** Start DATA LINES **
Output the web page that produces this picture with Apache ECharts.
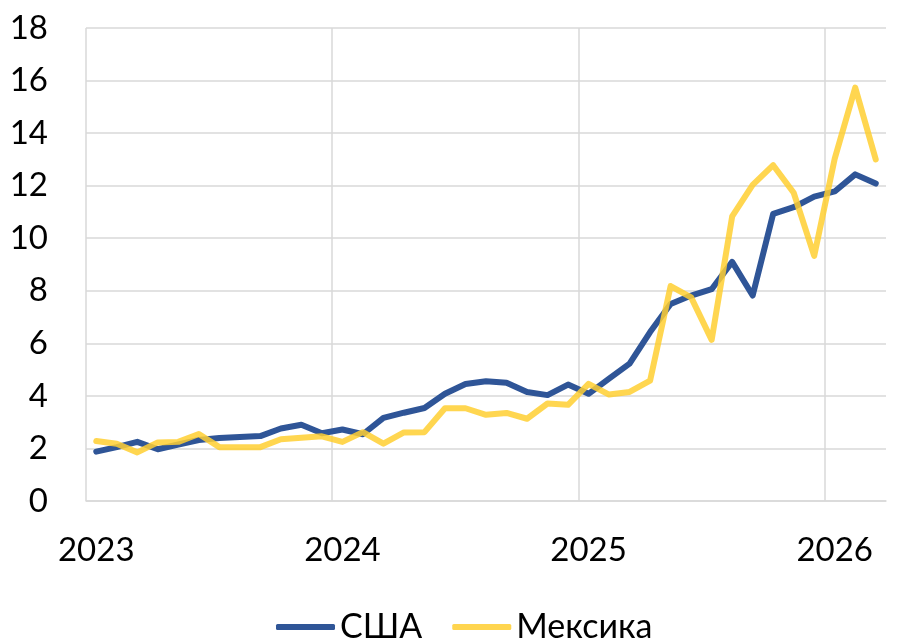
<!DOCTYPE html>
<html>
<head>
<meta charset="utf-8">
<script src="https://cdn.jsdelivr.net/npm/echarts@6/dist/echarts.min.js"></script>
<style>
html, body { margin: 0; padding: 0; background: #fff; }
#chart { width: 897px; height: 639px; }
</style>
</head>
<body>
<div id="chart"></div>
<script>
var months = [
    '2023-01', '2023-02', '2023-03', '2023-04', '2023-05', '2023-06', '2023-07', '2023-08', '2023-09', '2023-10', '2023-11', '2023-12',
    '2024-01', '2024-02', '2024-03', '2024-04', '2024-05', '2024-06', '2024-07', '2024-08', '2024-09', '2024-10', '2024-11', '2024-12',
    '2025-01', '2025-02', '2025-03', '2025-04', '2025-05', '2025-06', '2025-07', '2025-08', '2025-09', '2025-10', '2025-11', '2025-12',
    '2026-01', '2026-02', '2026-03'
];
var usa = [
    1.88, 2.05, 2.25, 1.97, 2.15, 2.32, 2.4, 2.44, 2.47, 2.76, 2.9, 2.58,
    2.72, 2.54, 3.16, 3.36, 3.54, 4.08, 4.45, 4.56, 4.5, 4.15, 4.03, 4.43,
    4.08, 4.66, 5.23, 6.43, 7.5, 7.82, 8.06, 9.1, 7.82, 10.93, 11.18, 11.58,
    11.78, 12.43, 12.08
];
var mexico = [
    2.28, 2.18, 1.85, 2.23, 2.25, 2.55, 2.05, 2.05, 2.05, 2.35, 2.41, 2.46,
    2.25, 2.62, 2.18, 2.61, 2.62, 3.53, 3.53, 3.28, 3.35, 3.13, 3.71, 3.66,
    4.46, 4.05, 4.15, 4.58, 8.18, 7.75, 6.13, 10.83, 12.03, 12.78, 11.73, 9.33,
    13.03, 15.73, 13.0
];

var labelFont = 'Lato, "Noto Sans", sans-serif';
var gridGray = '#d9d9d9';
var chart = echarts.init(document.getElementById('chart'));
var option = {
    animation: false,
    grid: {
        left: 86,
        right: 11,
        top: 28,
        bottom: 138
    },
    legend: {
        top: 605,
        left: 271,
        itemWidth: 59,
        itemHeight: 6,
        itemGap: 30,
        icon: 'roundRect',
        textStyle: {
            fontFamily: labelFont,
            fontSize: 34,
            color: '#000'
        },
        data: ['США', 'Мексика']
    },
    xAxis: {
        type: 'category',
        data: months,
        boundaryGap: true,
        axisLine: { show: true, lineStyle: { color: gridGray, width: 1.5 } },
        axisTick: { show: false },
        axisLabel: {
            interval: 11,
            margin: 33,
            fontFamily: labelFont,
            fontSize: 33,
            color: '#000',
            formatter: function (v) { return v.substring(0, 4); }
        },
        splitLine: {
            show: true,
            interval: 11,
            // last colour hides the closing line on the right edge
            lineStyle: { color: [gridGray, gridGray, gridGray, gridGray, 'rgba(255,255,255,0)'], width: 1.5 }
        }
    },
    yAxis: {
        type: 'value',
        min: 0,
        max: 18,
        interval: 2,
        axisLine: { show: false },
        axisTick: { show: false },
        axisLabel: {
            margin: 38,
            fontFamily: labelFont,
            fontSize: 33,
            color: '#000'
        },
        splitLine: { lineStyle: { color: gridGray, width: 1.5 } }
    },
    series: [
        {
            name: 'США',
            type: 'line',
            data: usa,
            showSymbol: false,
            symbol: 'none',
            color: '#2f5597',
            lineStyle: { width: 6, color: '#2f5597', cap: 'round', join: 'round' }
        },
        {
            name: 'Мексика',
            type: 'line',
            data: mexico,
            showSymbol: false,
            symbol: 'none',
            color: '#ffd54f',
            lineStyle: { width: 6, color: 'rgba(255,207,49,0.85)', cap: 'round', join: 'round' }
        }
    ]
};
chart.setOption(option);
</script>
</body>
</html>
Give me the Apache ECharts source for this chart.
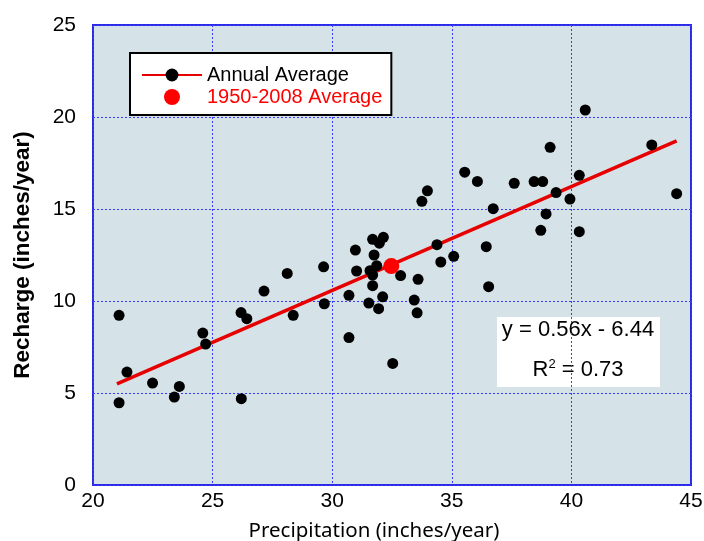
** End DATA LINES **
SET PROBLEM: Omitting all images, print the listing exactly.

TASK RESPONSE:
Output the web page that produces this picture with Apache ECharts.
<!DOCTYPE html>
<html>
<head>
<meta charset="utf-8">
<script src="https://cdn.jsdelivr.net/npm/echarts@6/dist/echarts.min.js"></script>
<style>
html, body { margin: 0; padding: 0; background: #fff; }
#chart { width: 897px; height: 639px; }
</style>
</head>
<body>
<div id="chart"></div>
<script>
var months = [
    '2023-01', '2023-02', '2023-03', '2023-04', '2023-05', '2023-06', '2023-07', '2023-08', '2023-09', '2023-10', '2023-11', '2023-12',
    '2024-01', '2024-02', '2024-03', '2024-04', '2024-05', '2024-06', '2024-07', '2024-08', '2024-09', '2024-10', '2024-11', '2024-12',
    '2025-01', '2025-02', '2025-03', '2025-04', '2025-05', '2025-06', '2025-07', '2025-08', '2025-09', '2025-10', '2025-11', '2025-12',
    '2026-01', '2026-02', '2026-03'
];
var usa = [
    1.88, 2.05, 2.25, 1.97, 2.15, 2.32, 2.4, 2.44, 2.47, 2.76, 2.9, 2.58,
    2.72, 2.54, 3.16, 3.36, 3.54, 4.08, 4.45, 4.56, 4.5, 4.15, 4.03, 4.43,
    4.08, 4.66, 5.23, 6.43, 7.5, 7.82, 8.06, 9.1, 7.82, 10.93, 11.18, 11.58,
    11.78, 12.43, 12.08
];
var mexico = [
    2.28, 2.18, 1.85, 2.23, 2.25, 2.55, 2.05, 2.05, 2.05, 2.35, 2.41, 2.46,
    2.25, 2.62, 2.18, 2.61, 2.62, 3.53, 3.53, 3.28, 3.35, 3.13, 3.71, 3.66,
    4.46, 4.05, 4.15, 4.58, 8.18, 7.75, 6.13, 10.83, 12.03, 12.78, 11.73, 9.33,
    13.03, 15.73, 13.0
];

var labelFont = 'Lato, "Noto Sans", sans-serif';
var gridGray = '#d9d9d9';
var chart = echarts.init(document.getElementById('chart'));
var option = {
    animation: false,
    grid: {
        left: 86,
        right: 11,
        top: 28,
        bottom: 138
    },
    legend: {
        top: 605,
        left: 271,
        itemWidth: 59,
        itemHeight: 6,
        itemGap: 30,
        icon: 'roundRect',
        textStyle: {
            fontFamily: labelFont,
            fontSize: 34,
            color: '#000'
        },
        data: ['США', 'Мексика']
    },
    xAxis: {
        type: 'category',
        data: months,
        boundaryGap: true,
        axisLine: { show: true, lineStyle: { color: gridGray, width: 1.5 } },
        axisTick: { show: false },
        axisLabel: {
            interval: 11,
            margin: 33,
            fontFamily: labelFont,
            fontSize: 33,
            color: '#000',
            formatter: function (v) { return v.substring(0, 4); }
        },
        splitLine: {
            show: true,
            interval: 11,
            // last colour hides the closing line on the right edge
            lineStyle: { color: [gridGray, gridGray, gridGray, gridGray, 'rgba(255,255,255,0)'], width: 1.5 }
        }
    },
    yAxis: {
        type: 'value',
        min: 0,
        max: 18,
        interval: 2,
        axisLine: { show: false },
        axisTick: { show: false },
        axisLabel: {
            margin: 38,
            fontFamily: labelFont,
            fontSize: 33,
            color: '#000'
        },
        splitLine: { lineStyle: { color: gridGray, width: 1.5 } }
    },
    series: [
        {
            name: 'США',
            type: 'line',
            data: usa,
            showSymbol: false,
            symbol: 'none',
            color: '#2f5597',
            lineStyle: { width: 6, color: '#2f5597', cap: 'round', join: 'round' }
        },
        {
            name: 'Мексика',
            type: 'line',
            data: mexico,
            showSymbol: false,
            symbol: 'none',
            color: '#ffd54f',
            lineStyle: { width: 6, color: 'rgba(255,207,49,0.85)', cap: 'round', join: 'round' }
        }
    ]
};
chart.setOption(option);
</script>
</body>
</html>
Give me the Apache ECharts source for this chart.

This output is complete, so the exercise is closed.